It shouldn’t shock anyone that top Democrats are
concerned about Joe Biden. The June 27 debate obliterated the party’s
hopes for a successful election season. The top of the ticket got
exposed, with questions about Biden’s fitness for office permeating the
national discussion. Even with an ABC News interview and Biden’s NATO
presser tonight, it hasn’t wiped away most of the questions about the
president's health—he referred to Donald Trump as the vice president.
Joe Biden never had the chops to be president. Obama knew it, so he
quickly backed Hillary to succeed him, a move that the Delaware liberal
has resented immensely. It’s also why he hasn’t yielded advice from his
former boss or those around him. Nancy Pelosi also poked the bear this
week, coming right to the edge of calling on Biden to drop out.
Reportedly, both Democrats are in contact with one another, colluding to
find a way to get Biden to exit the race. The problem is that they
don’t know how to make that happen, which is the predicament facing
everyone in the ‘dump Biden’ camp.
In a lengthy CNN piece by Jeff
Zeleny and Edward Isaac-Dovere, the article delves into the Obama
factor behind the scenes, where the two men have spoken less since the
Biden presidency and where public displays of affection belie a cooler
relationship. Obama is also aware that any further involvement besides
his reported hands-off approach in sifting through this mess engulfing
the Democratic Party will likely find its way into a Trump rally. The
last thing Obama wants is for Trump, whom he despises, to say something
along the lines of ‘even Biden’s former boss, Obama, wants him out.’
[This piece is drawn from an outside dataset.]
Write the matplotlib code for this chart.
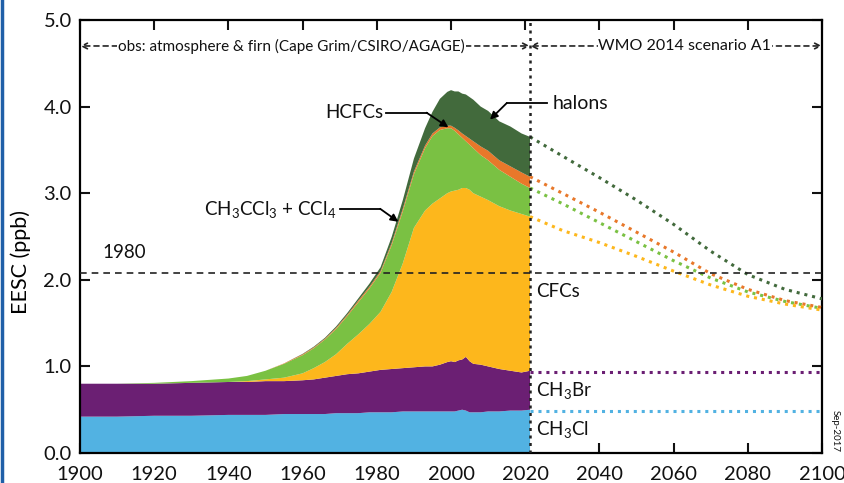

He’s also aware that he could be viewed as being the proverbial Brutus
in pushing out his former VP (via CNN):
Barack Obama and Nancy Pelosi have spoken privately about
Joe Biden and the future of his 2024 campaign. Both the former
president and ex-speaker expressed concerns about how much harder they
think it’s become for the president to beat Donald Trump. Neither is
quite sure what to do.
Democrats are desperate for the
dispiriting infighting to end so they can get back to trying to beat the
former president. And they’re begging either Obama or Pelosi to help
them get there, aware that Senate Majority Leader Chuck Schumer doesn’t
have the trust of Biden and that House Minority Leader Hakeem Jeffries
doesn’t have the depth of relationship to deliver the message.
CNN
spoke with more than a dozen members of Congress, operatives and
multiple people in touch with both Obama and Pelosi, many of whom say
that the end for Biden’s candidacy feels clear and at this point it’s
just a matter of how it plays out, even after Thursday night’s news
conference.
[…]
Many of Pelosi’s colleagues are hoping
that she can bring an end to the turmoil that has engulfed Democrats for
the last two weeks. And to a good chunk of them, that end can come if
and when she tells Biden that he has to drop out.
Pelosi has
spoken to Biden since the debate, but in the time since, the California
Democrat has made clear that she does not see Biden’s decision to stay
in the race as final. But she, through an aide, declined to comment
further.
[…]
But Obama’s deepening skepticism about his friend’s ability to win reelection is one of the worst kept secrets in Washington.
[…]
In
conversations with some Democrats over the past two weeks, Obama has
swatted away the notion that he could push Biden one direction or the
other even if he wanted to, which underscores their long-running
complicated, yet loyal, relationship. And it’s been complicated even
further during their time apart: since leaving office behind – and their
weekly lunches at the White House for eight years – the two have spoken
far less than some of their advisers have often intimated.
If
the former president did try to steer Biden to get out, people who know
Obama say, he is aware the prism through which it could be seen. Biden
has written that he felt Obama was not encouraging of his jumping in
late to the Democratic primaries in the months after his son Beau died
in 2015. Though Obama believes that he was trying to help his then-vice
president focus on his grief and not wade into what would have been an
incredibly hard primary campaign against Hillary Clinton and Bernie
Sanders, that may not be how another conversation would go.
“Biden
would say, ‘Well, Mr. President, you already used that chip in 2015 and
it got us Donald Trump,’” speculated a longtime 2020 campaign aide. “I
think it would harden him more.”
One point of contention is the damning New York Times op-ed by George
Clooney, who called on Biden to drop out, saying that the Biden we all
saw on debate night was the president the nation witnessed getting
demolished by Trump. Clooney was in contact with Obama before the op-ed
was published. While the former president didn’t explicitly order the
essay, he didn’t try to dissuade him from writing it—a pure Tony Soprano
move.
Yet, the lack of action on this topic is a throwback to one
of Obama’s biggest flaws, which was to become afflicted by paralysis by
analysis. If Biden can’t win, and there are scores of Democrats who
think it’s over, then how do they prevent going off the cliff?